When GCP is appropriate: GCP is preferable when an organization depends on its integrated managed services and platform-specific features—analytics, managed Kubernetes, and managed ML/AI tooling—because those services encapsulate operational complexity and are costly to replicate elsewhere.

When to look elsewhere: Organizations should consider alternatives when egress and inter-region transfer costs, service lock-in, or the need for low-level hardware and network control make GCP uneconomical or operationally restrictive for their workload.

How to evaluate alternatives: Compare providers by matching their infrastructure models to your workload characteristics, calculating total cost of ownership including bandwidth and migration effort, confirming compliance and data-residency guarantees, and scoping the operational complexity of migration.

Alternative options: Viable options include smaller public clouds and bare-metal or private-cloud providers. Examples span developer-focused clouds with predictable pricing, European providers with strong data-sovereignty postures, bare-metal vendors optimized for high-throughput and GPU workloads, and managed service firms that operate hyperscale infrastructure on behalf of customers.

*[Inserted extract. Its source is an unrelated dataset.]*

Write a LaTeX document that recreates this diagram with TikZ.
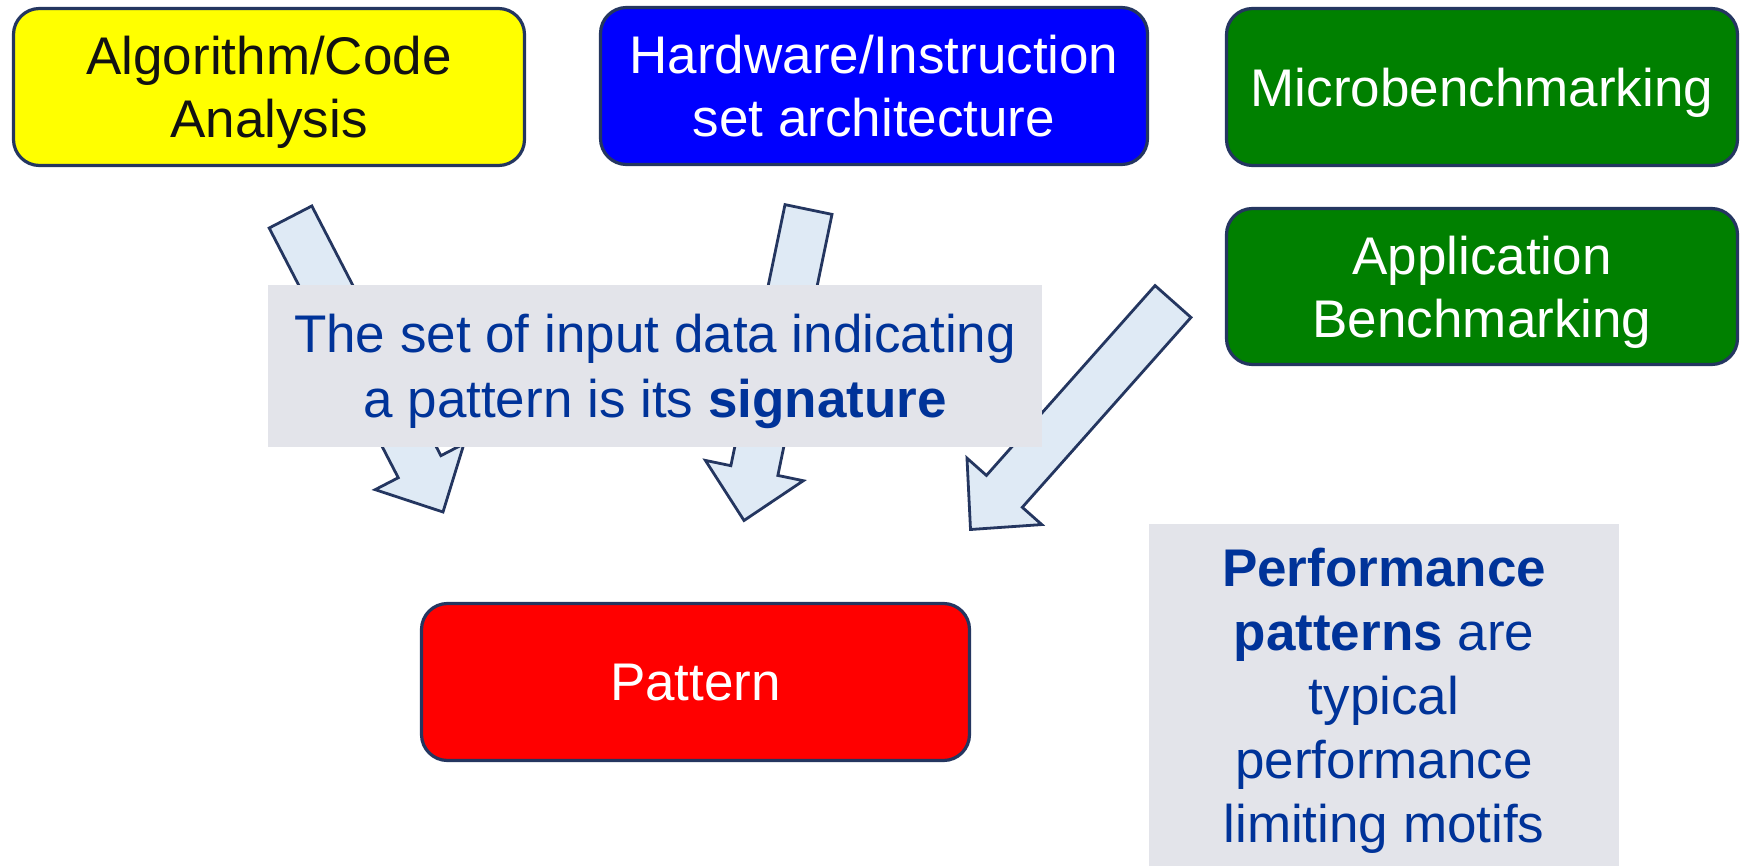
\documentclass[tikz,border=0pt]{standalone}
\usepackage{fontspec}
\setmainfont{Liberation Sans}
\usetikzlibrary{calc}
\definecolor{navy}{HTML}{243660}
\definecolor{arrowfill}{HTML}{DFEAF5}
\definecolor{grayfill}{HTML}{E3E4EA}
\definecolor{textblue}{HTML}{003399}
\definecolor{boxgreen}{HTML}{008000}
\definecolor{boxyellow}{HTML}{FFFF00}
\definecolor{boxblue}{HTML}{0000FF}
\definecolor{boxred}{HTML}{FF0000}
\newcommand{\myblockarrow}[2]{%
  \coordinate (B) at ($(#2)!51pt!(#1)$);
  \draw[blockarr] ($(#1)!24pt!90:(#2)$) -- ($(B)!24pt!90:(#2)$) -- ($(B)!50pt!90:(#2)$) -- (#2)
    -- ($(B)!50pt!-90:(#2)$) -- ($(B)!24pt!-90:(#2)$) -- ($(#1)!24pt!-90:(#2)$) -- cycle;
}
\begin{document}
\begin{tikzpicture}[x=1pt,y=-1pt,
  box/.style={draw=navy, line width=3.2pt, rounded corners=26pt, minimum height=157pt,
    align=center, text depth=0pt, inner sep=0pt, font=\fontsize{53}{63}\selectfont},
  blockarr/.style={draw=navy, line width=2.8pt, fill=arrowfill, line join=miter},
  note/.style={fill=grayfill, inner sep=0pt, align=center, text depth=0pt, text=textblue}]
\useasboundingbox (0,0) rectangle (1744,866);
% arrow end points
\coordinate (T1) at (290.5,217);
\coordinate (P1) at (443,512);
\coordinate (T2) at (808.5,209.5);
\coordinate (P2) at (744,520.5);
\coordinate (T3) at (1173,301.5);
\coordinate (P3) at (970.5,529.5);
\myblockarrow{T1}{P1}
\myblockarrow{T2}{P2}
\myblockarrow{T3}{P3}
% boxes
\node[box, fill=boxyellow, text={black!93}, minimum width=511pt] (alg) at (269,87) {Algorithm/Code\\Analysis};
\node[box, fill=boxblue, text=white, minimum width=547pt] (hw) at (874,86) {Hardware/Instruction\\set architecture};
\node[box, fill=boxgreen, text=white, minimum width=511pt] (micro) at (1482,87) {Microbenchmarking};
\node[box, fill=boxgreen, text=white, minimum width=511pt, minimum height=156pt] (app) at (1482,286.5) {Application\\Benchmarking};
\node[box, fill=boxred, text=white, minimum width=548pt] (pat) at (695.5,682) {Pattern};
% notes
\node[note, minimum width=774pt, minimum height=162pt, font=\fontsize{53}{65}\selectfont] (sig) at (655,366)
  {The set of input data indicating\\a pattern is its \textbf{signature}};
\node[note, minimum width=470pt, minimum height=342pt, font=\fontsize{53}{64}\selectfont] (perf) at (1384,695)
  {\textbf{Performance}\\\textbf{patterns} are\\typical\\performance\\limiting motifs};
\end{tikzpicture}
\end{document}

Workload guidance: Choose based on workload class: bandwidth- and media-heavy platforms favor private or bare-metal architectures with favorable peering; regulated or latency-sensitive applications often combine dedicated infrastructure with hyperscale analytics; AI workloads require evaluation of available accelerators and cost per GPU; Kubernetes-centric teams should prioritize managed Kubernetes equivalence to avoid large migration burdens; startups typically prioritize simplicity and predictable pricing.

Hybrid strategy: A mixed approach often minimizes risk: retain GCP for services that deliver unique value, and migrate compute- and bandwidth-dominated workloads to providers whose economics and hardware control better match requirements, moving incrementally to reduce disruption.

Bottom line: Select infrastructure based on concrete service dependencies, full-cost comparisons, compliance needs, and workload fit. For teams prioritizing predictable bandwidth, hardware-level control, or strict data residency, private cloud or bare-metal providers are often more cost-effective than remaining wholly on GCP.

Market trends indicate that hyperscalers such as GCP are no longer the default infrastructure choice for enterprise teams. Despite providing extensive network depth and coverage, these platforms are often uneconomical for certain workloads. A Barclays survey found that 83% of CIOs planned to move at least some workloads off public cloud. 

This article explains when GCP makes sense, when it does not, and which alternatives offer better cost, control, or performance for your specific workload.

Why do companies look for GCP alternatives?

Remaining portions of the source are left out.